In your copy, include every line of the listing below exactly but none of the pictures.
— Begin —
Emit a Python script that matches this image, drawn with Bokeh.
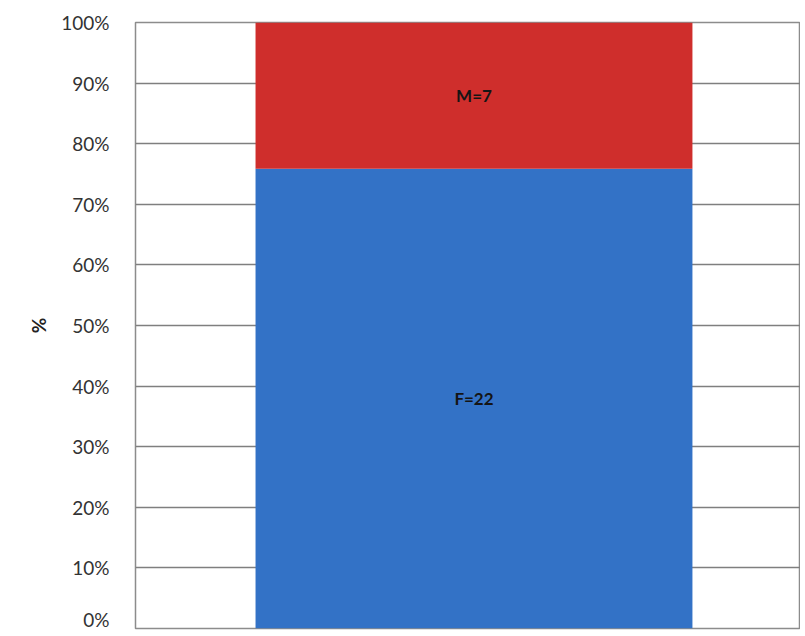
from bokeh.plotting import figure
from bokeh.models import ColumnDataSource, Range1d, NumeralTickFormatter, FixedTicker
from bokeh.core.properties import value
from bokeh.embed import file_html
from bokeh.resources import INLINE

# Data
groups = ["F", "M"]
counts = [22, 7]
colors = ["#3372c6", "#cf2e2c"]
y_ticks = [0, 0.1, 0.2, 0.3, 0.4, 0.5, 0.6, 0.7, 0.8, 0.9, 1.0]

total = sum(counts)
fracs = [c / total for c in counts]

p = figure(width=800, height=630, output_backend="svg", toolbar_location=None,
           x_range=Range1d(0, 1), y_range=Range1d(0, 1),
           min_border_left=135, min_border_right=0, min_border_top=22, min_border_bottom=2)

src = ColumnDataSource(dict(x=[0.509], F=[fracs[0]], M=[fracs[1]]))
p.vbar_stack(groups, x="x", width=0.657, color=colors, source=src, line_color=None)

# labels
bottoms = [0, fracs[0]]
lab_src = ColumnDataSource(dict(
    x=[0.509, 0.509],
    y=[b + f / 2 for b, f in zip(bottoms, fracs)],
    t=[f"{g}={c}" for g, c in zip(groups, counts)],
))
p.text(x="x", y="y", text="t", source=lab_src, text_align="center", text_baseline="middle",
       text_font=value("Lato"), text_font_style="bold", text_font_size="17px",
       text_color="#151515")

p.xaxis.visible = False
p.yaxis.ticker = FixedTicker(ticks=y_ticks)
p.yaxis.formatter = NumeralTickFormatter(format="0%")
p.yaxis.major_tick_line_color = None
p.yaxis.minor_tick_line_color = None
p.yaxis.axis_line_color = None
p.yaxis.major_label_text_font = "Lato"
p.yaxis.major_label_text_font_size = "19px"
p.yaxis.major_label_text_color = "#333333"
p.yaxis.major_label_standoff = 20
p.yaxis.axis_label = "%"
p.yaxis.axis_label_text_font = "Lato"
p.yaxis.axis_label_text_font_style = "bold"
p.yaxis.axis_label_text_font_size = "19px"
p.yaxis.axis_label_text_color = "#222222"
p.yaxis.axis_label_standoff = 8

p.xgrid.grid_line_color = None
p.ygrid.grid_line_color = "#7f7f7f"
p.ygrid.grid_line_width = 1.5
p.ygrid.level = "underlay"

p.outline_line_color = "#8c8c8c"
p.outline_line_width = 1.5
p.background_fill_color = "white"
p.border_fill_color = "white"

open("out.html", "w").write(file_html(p, INLINE))
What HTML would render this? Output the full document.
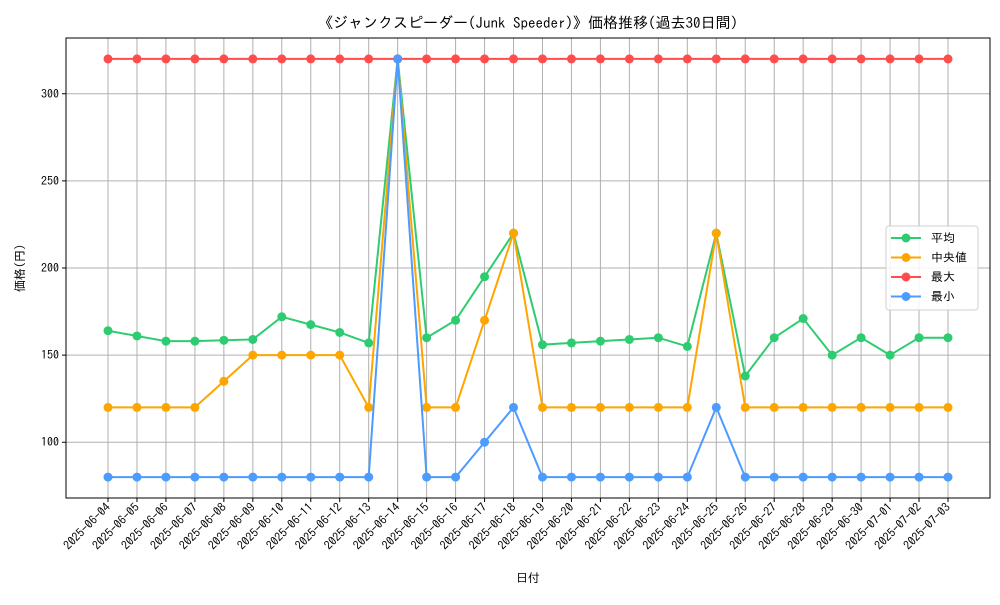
<!DOCTYPE html>
<html><head><meta charset="utf-8"><style>
body{margin:0;background:#fff}
svg{font-family:"IPAGothic","Liberation Sans","Noto Sans CJK JP",sans-serif}
</style></head><body>
<svg id="chart" width="1000" height="600" xmlns="http://www.w3.org/2000/svg">
<rect width="1000" height="600" fill="#fff"/>
<text x="528" y="28" text-anchor="middle" font-size="15">《ジャンクスピーダー(Junk Speeder)》価格推移(過去30日間)</text>
<g id="grid"></g>
<g id="series"></g>
<rect x="66" y="38" width="924" height="460" fill="none" stroke="#000" stroke-width="1"/>
<g id="axes"></g>
<text x="528" y="582" text-anchor="middle" font-size="12">日付</text>
<text transform="translate(24,268) rotate(-90)" text-anchor="middle" font-size="12">価格(円)</text>
<g id="legend"></g>
</svg>
<script>
const dates=["2025-06-04","2025-06-05","2025-06-06","2025-06-07","2025-06-08","2025-06-09","2025-06-10","2025-06-11","2025-06-12","2025-06-13","2025-06-14","2025-06-15","2025-06-16","2025-06-17","2025-06-18","2025-06-19","2025-06-20","2025-06-21","2025-06-22","2025-06-23","2025-06-24","2025-06-25","2025-06-26","2025-06-27","2025-06-28","2025-06-29","2025-06-30","2025-07-01","2025-07-02","2025-07-03"];
const avgValues=[164,161,158,158,158.5,159,172,167.5,163,157,320,160,170,195,220,156,157,158,159,160,155,220,138,160,171,150,160,150,160,160];
const medianValues=[120,120,120,120,135,150,150,150,150,120,320,120,120,170,220,120,120,120,120,120,120,220,120,120,120,120,120,120,120,120];
const maxValues=[320,320,320,320,320,320,320,320,320,320,320,320,320,320,320,320,320,320,320,320,320,320,320,320,320,320,320,320,320,320];
const minValues=[80,80,80,80,80,80,80,80,80,80,320,80,80,100,120,80,80,80,80,80,80,120,80,80,80,80,80,80,80,80];
const yTicks=[100,150,200,250,300];
const NS="http://www.w3.org/2000/svg";
const L=66,R=990,T=38,B=498,yMin=68,yMax=332;
const xPad=(R-L)/(dates.length-1+2*0.05*(dates.length-1))*0.05*(dates.length-1);
function xs(i){return L+xPad+i*(R-L-2*xPad)/(dates.length-1);}
function ys(v){return B-(v-yMin)/(yMax-yMin)*(B-T);}
function mk(t,a,p){const e=document.createElementNS(NS,t);for(const k in a)e.setAttribute(k,a[k]);p.appendChild(e);return e;}
const grid=document.getElementById('grid'),axes=document.getElementById('axes');
dates.forEach((d,i)=>{
 const x=xs(i);
 const g=mk('line',{x1:x,x2:x,y1:T,y2:B,stroke:'#b0b0b0','stroke-width':1},grid);
 
 
 mk('line',{x1:x,x2:x,y1:B,y2:B+4,stroke:'#000'},axes);
 const t=mk('text',{x:x+3,y:B+10,'font-size':12,'text-anchor':'end',transform:`rotate(-45 ${x+3} ${B+10})`},axes);
 
 
 t.textContent=d;
});
yTicks.forEach(v=>{
 const y=ys(v);
 const g=mk('line',{x1:L,x2:R,y1:y,y2:y,stroke:'#b0b0b0','stroke-width':1},grid);
 
 
 mk('line',{x1:L-4,x2:L,y1:y,y2:y,stroke:'#000'},axes);
 const t=mk('text',{x:L-7,y:y+4,'font-size':12,'text-anchor':'end'},axes);
 
 
 t.textContent=v;
});
const series=[["平均",avgValues,"#2ecc71","avg"],["中央値",medianValues,"#ffa500","median"],["最大",maxValues,"#ff4c4c","max"],["最小",minValues,"#4c9bff","min"]];
const sg=document.getElementById('series');
series.forEach(([n,vals,c,k])=>{
 const g=mk('g',{},sg);
 
 
 const p=mk('polyline',{points:vals.map((v,i)=>xs(i)+','+ys(v)).join(' '),fill:'none',stroke:c,'stroke-width':2},g);
 
 
 vals.forEach((v,i)=>{
  const m=mk('circle',{cx:xs(i),cy:ys(v),r:4.5,fill:c},g);
  
  
 });
});
const lg=document.getElementById('legend');
mk('rect',{x:886,y:226,width:92,height:84,rx:3,fill:'#fff','fill-opacity':0.85,stroke:'#d0d0d0'},lg);
series.forEach(([n,vals,c,k],j)=>{
 const y=238+j*19.5;
 const e=mk('g',{},lg);
 
 
 mk('line',{x1:891,x2:921,y1:y,y2:y,stroke:c,'stroke-width':2},e);
 mk('circle',{cx:906,cy:y,r:4.5,fill:c},e);
 const t=mk('text',{x:931,y:y+4,'font-size':12},e);
 t.textContent=(k==='median'?' ':'')+n;
});
</script>
</body></html>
— End —
**Solved exercise**
Emit a Python script that matches this image, drawn with Bokeh.
from bokeh.plotting import figure
from bokeh.models import ColumnDataSource, Range1d, NumeralTickFormatter, FixedTicker
from bokeh.core.properties import value
from bokeh.embed import file_html
from bokeh.resources import INLINE

# Data
groups = ["F", "M"]
counts = [22, 7]
colors = ["#3372c6", "#cf2e2c"]
y_ticks = [0, 0.1, 0.2, 0.3, 0.4, 0.5, 0.6, 0.7, 0.8, 0.9, 1.0]

total = sum(counts)
fracs = [c / total for c in counts]

p = figure(width=800, height=630, output_backend="svg", toolbar_location=None,
           x_range=Range1d(0, 1), y_range=Range1d(0, 1),
           min_border_left=135, min_border_right=0, min_border_top=22, min_border_bottom=2)

src = ColumnDataSource(dict(x=[0.509], F=[fracs[0]], M=[fracs[1]]))
p.vbar_stack(groups, x="x", width=0.657, color=colors, source=src, line_color=None)

# labels
bottoms = [0, fracs[0]]
lab_src = ColumnDataSource(dict(
    x=[0.509, 0.509],
    y=[b + f / 2 for b, f in zip(bottoms, fracs)],
    t=[f"{g}={c}" for g, c in zip(groups, counts)],
))
p.text(x="x", y="y", text="t", source=lab_src, text_align="center", text_baseline="middle",
       text_font=value("Lato"), text_font_style="bold", text_font_size="17px",
       text_color="#151515")

p.xaxis.visible = False
p.yaxis.ticker = FixedTicker(ticks=y_ticks)
p.yaxis.formatter = NumeralTickFormatter(format="0%")
p.yaxis.major_tick_line_color = None
p.yaxis.minor_tick_line_color = None
p.yaxis.axis_line_color = None
p.yaxis.major_label_text_font = "Lato"
p.yaxis.major_label_text_font_size = "19px"
p.yaxis.major_label_text_color = "#333333"
p.yaxis.major_label_standoff = 20
p.yaxis.axis_label = "%"
p.yaxis.axis_label_text_font = "Lato"
p.yaxis.axis_label_text_font_style = "bold"
p.yaxis.axis_label_text_font_size = "19px"
p.yaxis.axis_label_text_color = "#222222"
p.yaxis.axis_label_standoff = 8

p.xgrid.grid_line_color = None
p.ygrid.grid_line_color = "#7f7f7f"
p.ygrid.grid_line_width = 1.5
p.ygrid.level = "underlay"

p.outline_line_color = "#8c8c8c"
p.outline_line_width = 1.5
p.background_fill_color = "white"
p.border_fill_color = "white"

open("out.html", "w").write(file_html(p, INLINE))
What HTML would render this? Output the full document.
<!DOCTYPE html>
<html><head><meta charset="utf-8"><style>
body{margin:0;background:#fff}
svg{font-family:"IPAGothic","Liberation Sans","Noto Sans CJK JP",sans-serif}
</style></head><body>
<svg id="chart" width="1000" height="600" xmlns="http://www.w3.org/2000/svg">
<rect width="1000" height="600" fill="#fff"/>
<text x="528" y="28" text-anchor="middle" font-size="15">《ジャンクスピーダー(Junk Speeder)》価格推移(過去30日間)</text>
<g id="grid"></g>
<g id="series"></g>
<rect x="66" y="38" width="924" height="460" fill="none" stroke="#000" stroke-width="1"/>
<g id="axes"></g>
<text x="528" y="582" text-anchor="middle" font-size="12">日付</text>
<text transform="translate(24,268) rotate(-90)" text-anchor="middle" font-size="12">価格(円)</text>
<g id="legend"></g>
</svg>
<script>
const dates=["2025-06-04","2025-06-05","2025-06-06","2025-06-07","2025-06-08","2025-06-09","2025-06-10","2025-06-11","2025-06-12","2025-06-13","2025-06-14","2025-06-15","2025-06-16","2025-06-17","2025-06-18","2025-06-19","2025-06-20","2025-06-21","2025-06-22","2025-06-23","2025-06-24","2025-06-25","2025-06-26","2025-06-27","2025-06-28","2025-06-29","2025-06-30","2025-07-01","2025-07-02","2025-07-03"];
const avgValues=[164,161,158,158,158.5,159,172,167.5,163,157,320,160,170,195,220,156,157,158,159,160,155,220,138,160,171,150,160,150,160,160];
const medianValues=[120,120,120,120,135,150,150,150,150,120,320,120,120,170,220,120,120,120,120,120,120,220,120,120,120,120,120,120,120,120];
const maxValues=[320,320,320,320,320,320,320,320,320,320,320,320,320,320,320,320,320,320,320,320,320,320,320,320,320,320,320,320,320,320];
const minValues=[80,80,80,80,80,80,80,80,80,80,320,80,80,100,120,80,80,80,80,80,80,120,80,80,80,80,80,80,80,80];
const yTicks=[100,150,200,250,300];
const NS="http://www.w3.org/2000/svg";
const L=66,R=990,T=38,B=498,yMin=68,yMax=332;
const xPad=(R-L)/(dates.length-1+2*0.05*(dates.length-1))*0.05*(dates.length-1);
function xs(i){return L+xPad+i*(R-L-2*xPad)/(dates.length-1);}
function ys(v){return B-(v-yMin)/(yMax-yMin)*(B-T);}
function mk(t,a,p){const e=document.createElementNS(NS,t);for(const k in a)e.setAttribute(k,a[k]);p.appendChild(e);return e;}
const grid=document.getElementById('grid'),axes=document.getElementById('axes');
dates.forEach((d,i)=>{
 const x=xs(i);
 const g=mk('line',{x1:x,x2:x,y1:T,y2:B,stroke:'#b0b0b0','stroke-width':1},grid);
 
 
 mk('line',{x1:x,x2:x,y1:B,y2:B+4,stroke:'#000'},axes);
 const t=mk('text',{x:x+3,y:B+10,'font-size':12,'text-anchor':'end',transform:`rotate(-45 ${x+3} ${B+10})`},axes);
 
 
 t.textContent=d;
});
yTicks.forEach(v=>{
 const y=ys(v);
 const g=mk('line',{x1:L,x2:R,y1:y,y2:y,stroke:'#b0b0b0','stroke-width':1},grid);
 
 
 mk('line',{x1:L-4,x2:L,y1:y,y2:y,stroke:'#000'},axes);
 const t=mk('text',{x:L-7,y:y+4,'font-size':12,'text-anchor':'end'},axes);
 
 
 t.textContent=v;
});
const series=[["平均",avgValues,"#2ecc71","avg"],["中央値",medianValues,"#ffa500","median"],["最大",maxValues,"#ff4c4c","max"],["最小",minValues,"#4c9bff","min"]];
const sg=document.getElementById('series');
series.forEach(([n,vals,c,k])=>{
 const g=mk('g',{},sg);
 
 
 const p=mk('polyline',{points:vals.map((v,i)=>xs(i)+','+ys(v)).join(' '),fill:'none',stroke:c,'stroke-width':2},g);
 
 
 vals.forEach((v,i)=>{
  const m=mk('circle',{cx:xs(i),cy:ys(v),r:4.5,fill:c},g);
  
  
 });
});
const lg=document.getElementById('legend');
mk('rect',{x:886,y:226,width:92,height:84,rx:3,fill:'#fff','fill-opacity':0.85,stroke:'#d0d0d0'},lg);
series.forEach(([n,vals,c,k],j)=>{
 const y=238+j*19.5;
 const e=mk('g',{},lg);
 
 
 mk('line',{x1:891,x2:921,y1:y,y2:y,stroke:c,'stroke-width':2},e);
 mk('circle',{cx:906,cy:y,r:4.5,fill:c},e);
 const t=mk('text',{x:931,y:y+4,'font-size':12},e);
 t.textContent=(k==='median'?' ':'')+n;
});
</script>
</body></html>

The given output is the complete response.